## What you have to do
The exercise asks for every line of the data to be reproduced exactly.

## Supplied data
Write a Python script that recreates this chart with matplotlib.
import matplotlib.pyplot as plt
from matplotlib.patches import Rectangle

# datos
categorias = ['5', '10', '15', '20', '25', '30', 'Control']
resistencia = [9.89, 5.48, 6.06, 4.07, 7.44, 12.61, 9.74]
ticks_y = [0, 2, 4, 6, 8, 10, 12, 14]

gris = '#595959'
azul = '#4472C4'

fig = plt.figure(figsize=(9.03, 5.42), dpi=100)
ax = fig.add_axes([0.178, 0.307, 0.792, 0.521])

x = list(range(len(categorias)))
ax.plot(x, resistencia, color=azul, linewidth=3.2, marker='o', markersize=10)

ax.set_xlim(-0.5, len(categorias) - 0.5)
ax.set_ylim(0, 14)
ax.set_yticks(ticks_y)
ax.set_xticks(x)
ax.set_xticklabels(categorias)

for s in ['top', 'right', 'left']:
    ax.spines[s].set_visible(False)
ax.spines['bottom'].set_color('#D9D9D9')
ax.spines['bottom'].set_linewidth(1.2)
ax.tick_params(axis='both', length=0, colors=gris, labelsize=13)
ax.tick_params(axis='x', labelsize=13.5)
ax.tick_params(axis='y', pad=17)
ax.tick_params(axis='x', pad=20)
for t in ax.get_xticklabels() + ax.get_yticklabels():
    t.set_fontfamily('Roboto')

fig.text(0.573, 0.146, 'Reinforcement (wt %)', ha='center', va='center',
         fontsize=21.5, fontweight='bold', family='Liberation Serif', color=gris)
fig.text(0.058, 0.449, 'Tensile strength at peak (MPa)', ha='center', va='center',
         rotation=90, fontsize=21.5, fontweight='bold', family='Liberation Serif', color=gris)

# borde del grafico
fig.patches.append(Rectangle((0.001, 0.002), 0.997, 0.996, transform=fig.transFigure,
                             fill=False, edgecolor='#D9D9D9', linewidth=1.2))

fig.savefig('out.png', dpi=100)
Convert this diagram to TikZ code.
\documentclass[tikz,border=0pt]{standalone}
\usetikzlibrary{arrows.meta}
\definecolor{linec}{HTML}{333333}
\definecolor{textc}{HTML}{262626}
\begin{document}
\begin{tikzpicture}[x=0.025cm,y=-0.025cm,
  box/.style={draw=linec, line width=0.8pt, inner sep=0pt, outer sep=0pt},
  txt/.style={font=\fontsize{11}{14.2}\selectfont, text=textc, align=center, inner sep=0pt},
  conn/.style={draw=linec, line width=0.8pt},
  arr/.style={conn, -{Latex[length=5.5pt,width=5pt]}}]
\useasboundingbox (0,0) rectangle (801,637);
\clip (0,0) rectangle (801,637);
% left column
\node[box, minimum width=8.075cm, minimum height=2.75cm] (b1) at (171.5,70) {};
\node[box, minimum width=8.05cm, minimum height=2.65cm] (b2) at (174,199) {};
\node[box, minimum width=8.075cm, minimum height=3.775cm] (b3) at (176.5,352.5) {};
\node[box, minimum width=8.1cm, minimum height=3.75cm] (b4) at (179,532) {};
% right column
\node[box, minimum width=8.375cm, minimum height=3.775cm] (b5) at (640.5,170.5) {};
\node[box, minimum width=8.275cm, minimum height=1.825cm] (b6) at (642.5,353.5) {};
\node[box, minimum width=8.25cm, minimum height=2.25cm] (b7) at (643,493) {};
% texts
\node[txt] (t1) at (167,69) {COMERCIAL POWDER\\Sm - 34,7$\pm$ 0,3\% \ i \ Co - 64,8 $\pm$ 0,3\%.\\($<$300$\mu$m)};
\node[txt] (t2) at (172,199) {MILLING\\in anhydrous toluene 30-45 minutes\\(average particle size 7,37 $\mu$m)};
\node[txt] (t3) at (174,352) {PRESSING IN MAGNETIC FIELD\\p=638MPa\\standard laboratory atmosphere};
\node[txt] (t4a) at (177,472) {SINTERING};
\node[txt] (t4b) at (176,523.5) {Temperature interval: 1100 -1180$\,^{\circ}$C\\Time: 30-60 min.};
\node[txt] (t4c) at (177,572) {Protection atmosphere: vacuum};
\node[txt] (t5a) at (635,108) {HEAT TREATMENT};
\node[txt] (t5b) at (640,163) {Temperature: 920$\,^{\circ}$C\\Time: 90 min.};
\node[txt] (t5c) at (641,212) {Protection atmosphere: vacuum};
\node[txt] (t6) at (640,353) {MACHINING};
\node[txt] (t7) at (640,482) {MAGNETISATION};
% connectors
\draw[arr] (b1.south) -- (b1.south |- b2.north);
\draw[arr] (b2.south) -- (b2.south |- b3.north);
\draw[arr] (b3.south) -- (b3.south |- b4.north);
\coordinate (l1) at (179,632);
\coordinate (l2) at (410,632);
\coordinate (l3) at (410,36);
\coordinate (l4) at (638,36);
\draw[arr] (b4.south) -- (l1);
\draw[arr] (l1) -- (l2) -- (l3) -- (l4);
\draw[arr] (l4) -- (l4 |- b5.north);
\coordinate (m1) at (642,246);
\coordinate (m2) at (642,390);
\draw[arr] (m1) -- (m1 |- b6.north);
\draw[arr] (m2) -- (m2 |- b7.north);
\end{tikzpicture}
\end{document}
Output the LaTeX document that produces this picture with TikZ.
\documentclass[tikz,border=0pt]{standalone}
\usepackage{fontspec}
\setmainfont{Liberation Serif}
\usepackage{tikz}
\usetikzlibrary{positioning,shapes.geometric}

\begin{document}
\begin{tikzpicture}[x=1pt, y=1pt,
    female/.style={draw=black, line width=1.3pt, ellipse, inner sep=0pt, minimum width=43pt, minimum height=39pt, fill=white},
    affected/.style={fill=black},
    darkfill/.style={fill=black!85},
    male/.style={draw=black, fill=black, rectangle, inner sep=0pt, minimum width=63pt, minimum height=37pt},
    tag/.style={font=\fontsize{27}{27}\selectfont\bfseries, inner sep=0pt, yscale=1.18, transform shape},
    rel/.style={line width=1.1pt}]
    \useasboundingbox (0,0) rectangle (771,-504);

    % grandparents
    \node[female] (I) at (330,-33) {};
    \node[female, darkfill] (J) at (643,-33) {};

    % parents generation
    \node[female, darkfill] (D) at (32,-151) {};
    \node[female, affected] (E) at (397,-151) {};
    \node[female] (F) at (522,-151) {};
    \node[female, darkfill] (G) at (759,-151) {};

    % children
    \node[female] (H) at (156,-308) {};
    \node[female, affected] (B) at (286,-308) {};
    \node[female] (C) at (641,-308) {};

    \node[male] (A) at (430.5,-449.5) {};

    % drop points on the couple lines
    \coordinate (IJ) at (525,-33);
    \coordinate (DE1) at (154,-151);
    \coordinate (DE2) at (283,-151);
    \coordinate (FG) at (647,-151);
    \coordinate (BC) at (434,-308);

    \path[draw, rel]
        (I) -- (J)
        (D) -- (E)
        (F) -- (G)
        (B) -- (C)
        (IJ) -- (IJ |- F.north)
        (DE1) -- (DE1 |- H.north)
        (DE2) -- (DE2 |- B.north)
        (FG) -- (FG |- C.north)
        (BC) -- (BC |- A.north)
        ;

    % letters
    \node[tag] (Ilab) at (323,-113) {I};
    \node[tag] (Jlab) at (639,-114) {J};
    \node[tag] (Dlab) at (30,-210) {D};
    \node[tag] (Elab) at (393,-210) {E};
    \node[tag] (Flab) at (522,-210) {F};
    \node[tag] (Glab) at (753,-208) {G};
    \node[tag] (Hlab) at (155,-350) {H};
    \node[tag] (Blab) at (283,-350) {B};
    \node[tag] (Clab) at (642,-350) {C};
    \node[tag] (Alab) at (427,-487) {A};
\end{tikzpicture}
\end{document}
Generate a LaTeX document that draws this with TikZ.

## Correct answer
Write a Python script that recreates this chart with matplotlib.
import matplotlib.pyplot as plt
from matplotlib.patches import Rectangle

# datos
categorias = ['5', '10', '15', '20', '25', '30', 'Control']
resistencia = [9.89, 5.48, 6.06, 4.07, 7.44, 12.61, 9.74]
ticks_y = [0, 2, 4, 6, 8, 10, 12, 14]

gris = '#595959'
azul = '#4472C4'

fig = plt.figure(figsize=(9.03, 5.42), dpi=100)
ax = fig.add_axes([0.178, 0.307, 0.792, 0.521])

x = list(range(len(categorias)))
ax.plot(x, resistencia, color=azul, linewidth=3.2, marker='o', markersize=10)

ax.set_xlim(-0.5, len(categorias) - 0.5)
ax.set_ylim(0, 14)
ax.set_yticks(ticks_y)
ax.set_xticks(x)
ax.set_xticklabels(categorias)

for s in ['top', 'right', 'left']:
    ax.spines[s].set_visible(False)
ax.spines['bottom'].set_color('#D9D9D9')
ax.spines['bottom'].set_linewidth(1.2)
ax.tick_params(axis='both', length=0, colors=gris, labelsize=13)
ax.tick_params(axis='x', labelsize=13.5)
ax.tick_params(axis='y', pad=17)
ax.tick_params(axis='x', pad=20)
for t in ax.get_xticklabels() + ax.get_yticklabels():
    t.set_fontfamily('Roboto')

fig.text(0.573, 0.146, 'Reinforcement (wt %)', ha='center', va='center',
         fontsize=21.5, fontweight='bold', family='Liberation Serif', color=gris)
fig.text(0.058, 0.449, 'Tensile strength at peak (MPa)', ha='center', va='center',
         rotation=90, fontsize=21.5, fontweight='bold', family='Liberation Serif', color=gris)

# borde del grafico
fig.patches.append(Rectangle((0.001, 0.002), 0.997, 0.996, transform=fig.transFigure,
                             fill=False, edgecolor='#D9D9D9', linewidth=1.2))

fig.savefig('out.png', dpi=100)
Convert this diagram to TikZ code.
\documentclass[tikz,border=0pt]{standalone}
\usetikzlibrary{arrows.meta}
\definecolor{linec}{HTML}{333333}
\definecolor{textc}{HTML}{262626}
\begin{document}
\begin{tikzpicture}[x=0.025cm,y=-0.025cm,
  box/.style={draw=linec, line width=0.8pt, inner sep=0pt, outer sep=0pt},
  txt/.style={font=\fontsize{11}{14.2}\selectfont, text=textc, align=center, inner sep=0pt},
  conn/.style={draw=linec, line width=0.8pt},
  arr/.style={conn, -{Latex[length=5.5pt,width=5pt]}}]
\useasboundingbox (0,0) rectangle (801,637);
\clip (0,0) rectangle (801,637);
% left column
\node[box, minimum width=8.075cm, minimum height=2.75cm] (b1) at (171.5,70) {};
\node[box, minimum width=8.05cm, minimum height=2.65cm] (b2) at (174,199) {};
\node[box, minimum width=8.075cm, minimum height=3.775cm] (b3) at (176.5,352.5) {};
\node[box, minimum width=8.1cm, minimum height=3.75cm] (b4) at (179,532) {};
% right column
\node[box, minimum width=8.375cm, minimum height=3.775cm] (b5) at (640.5,170.5) {};
\node[box, minimum width=8.275cm, minimum height=1.825cm] (b6) at (642.5,353.5) {};
\node[box, minimum width=8.25cm, minimum height=2.25cm] (b7) at (643,493) {};
% texts
\node[txt] (t1) at (167,69) {COMERCIAL POWDER\\Sm - 34,7$\pm$ 0,3\% \ i \ Co - 64,8 $\pm$ 0,3\%.\\($<$300$\mu$m)};
\node[txt] (t2) at (172,199) {MILLING\\in anhydrous toluene 30-45 minutes\\(average particle size 7,37 $\mu$m)};
\node[txt] (t3) at (174,352) {PRESSING IN MAGNETIC FIELD\\p=638MPa\\standard laboratory atmosphere};
\node[txt] (t4a) at (177,472) {SINTERING};
\node[txt] (t4b) at (176,523.5) {Temperature interval: 1100 -1180$\,^{\circ}$C\\Time: 30-60 min.};
\node[txt] (t4c) at (177,572) {Protection atmosphere: vacuum};
\node[txt] (t5a) at (635,108) {HEAT TREATMENT};
\node[txt] (t5b) at (640,163) {Temperature: 920$\,^{\circ}$C\\Time: 90 min.};
\node[txt] (t5c) at (641,212) {Protection atmosphere: vacuum};
\node[txt] (t6) at (640,353) {MACHINING};
\node[txt] (t7) at (640,482) {MAGNETISATION};
% connectors
\draw[arr] (b1.south) -- (b1.south |- b2.north);
\draw[arr] (b2.south) -- (b2.south |- b3.north);
\draw[arr] (b3.south) -- (b3.south |- b4.north);
\coordinate (l1) at (179,632);
\coordinate (l2) at (410,632);
\coordinate (l3) at (410,36);
\coordinate (l4) at (638,36);
\draw[arr] (b4.south) -- (l1);
\draw[arr] (l1) -- (l2) -- (l3) -- (l4);
\draw[arr] (l4) -- (l4 |- b5.north);
\coordinate (m1) at (642,246);
\coordinate (m2) at (642,390);
\draw[arr] (m1) -- (m1 |- b6.north);
\draw[arr] (m2) -- (m2 |- b7.north);
\end{tikzpicture}
\end{document}
Output the LaTeX document that produces this picture with TikZ.
\documentclass[tikz,border=0pt]{standalone}
\usepackage{fontspec}
\setmainfont{Liberation Serif}
\usepackage{tikz}
\usetikzlibrary{positioning,shapes.geometric}

\begin{document}
\begin{tikzpicture}[x=1pt, y=1pt,
    female/.style={draw=black, line width=1.3pt, ellipse, inner sep=0pt, minimum width=43pt, minimum height=39pt, fill=white},
    affected/.style={fill=black},
    darkfill/.style={fill=black!85},
    male/.style={draw=black, fill=black, rectangle, inner sep=0pt, minimum width=63pt, minimum height=37pt},
    tag/.style={font=\fontsize{27}{27}\selectfont\bfseries, inner sep=0pt, yscale=1.18, transform shape},
    rel/.style={line width=1.1pt}]
    \useasboundingbox (0,0) rectangle (771,-504);

    % grandparents
    \node[female] (I) at (330,-33) {};
    \node[female, darkfill] (J) at (643,-33) {};

    % parents generation
    \node[female, darkfill] (D) at (32,-151) {};
    \node[female, affected] (E) at (397,-151) {};
    \node[female] (F) at (522,-151) {};
    \node[female, darkfill] (G) at (759,-151) {};

    % children
    \node[female] (H) at (156,-308) {};
    \node[female, affected] (B) at (286,-308) {};
    \node[female] (C) at (641,-308) {};

    \node[male] (A) at (430.5,-449.5) {};

    % drop points on the couple lines
    \coordinate (IJ) at (525,-33);
    \coordinate (DE1) at (154,-151);
    \coordinate (DE2) at (283,-151);
    \coordinate (FG) at (647,-151);
    \coordinate (BC) at (434,-308);

    \path[draw, rel]
        (I) -- (J)
        (D) -- (E)
        (F) -- (G)
        (B) -- (C)
        (IJ) -- (IJ |- F.north)
        (DE1) -- (DE1 |- H.north)
        (DE2) -- (DE2 |- B.north)
        (FG) -- (FG |- C.north)
        (BC) -- (BC |- A.north)
        ;

    % letters
    \node[tag] (Ilab) at (323,-113) {I};
    \node[tag] (Jlab) at (639,-114) {J};
    \node[tag] (Dlab) at (30,-210) {D};
    \node[tag] (Elab) at (393,-210) {E};
    \node[tag] (Flab) at (522,-210) {F};
    \node[tag] (Glab) at (753,-208) {G};
    \node[tag] (Hlab) at (155,-350) {H};
    \node[tag] (Blab) at (283,-350) {B};
    \node[tag] (Clab) at (642,-350) {C};
    \node[tag] (Alab) at (427,-487) {A};
\end{tikzpicture}
\end{document}
Generate a LaTeX document that draws this with TikZ.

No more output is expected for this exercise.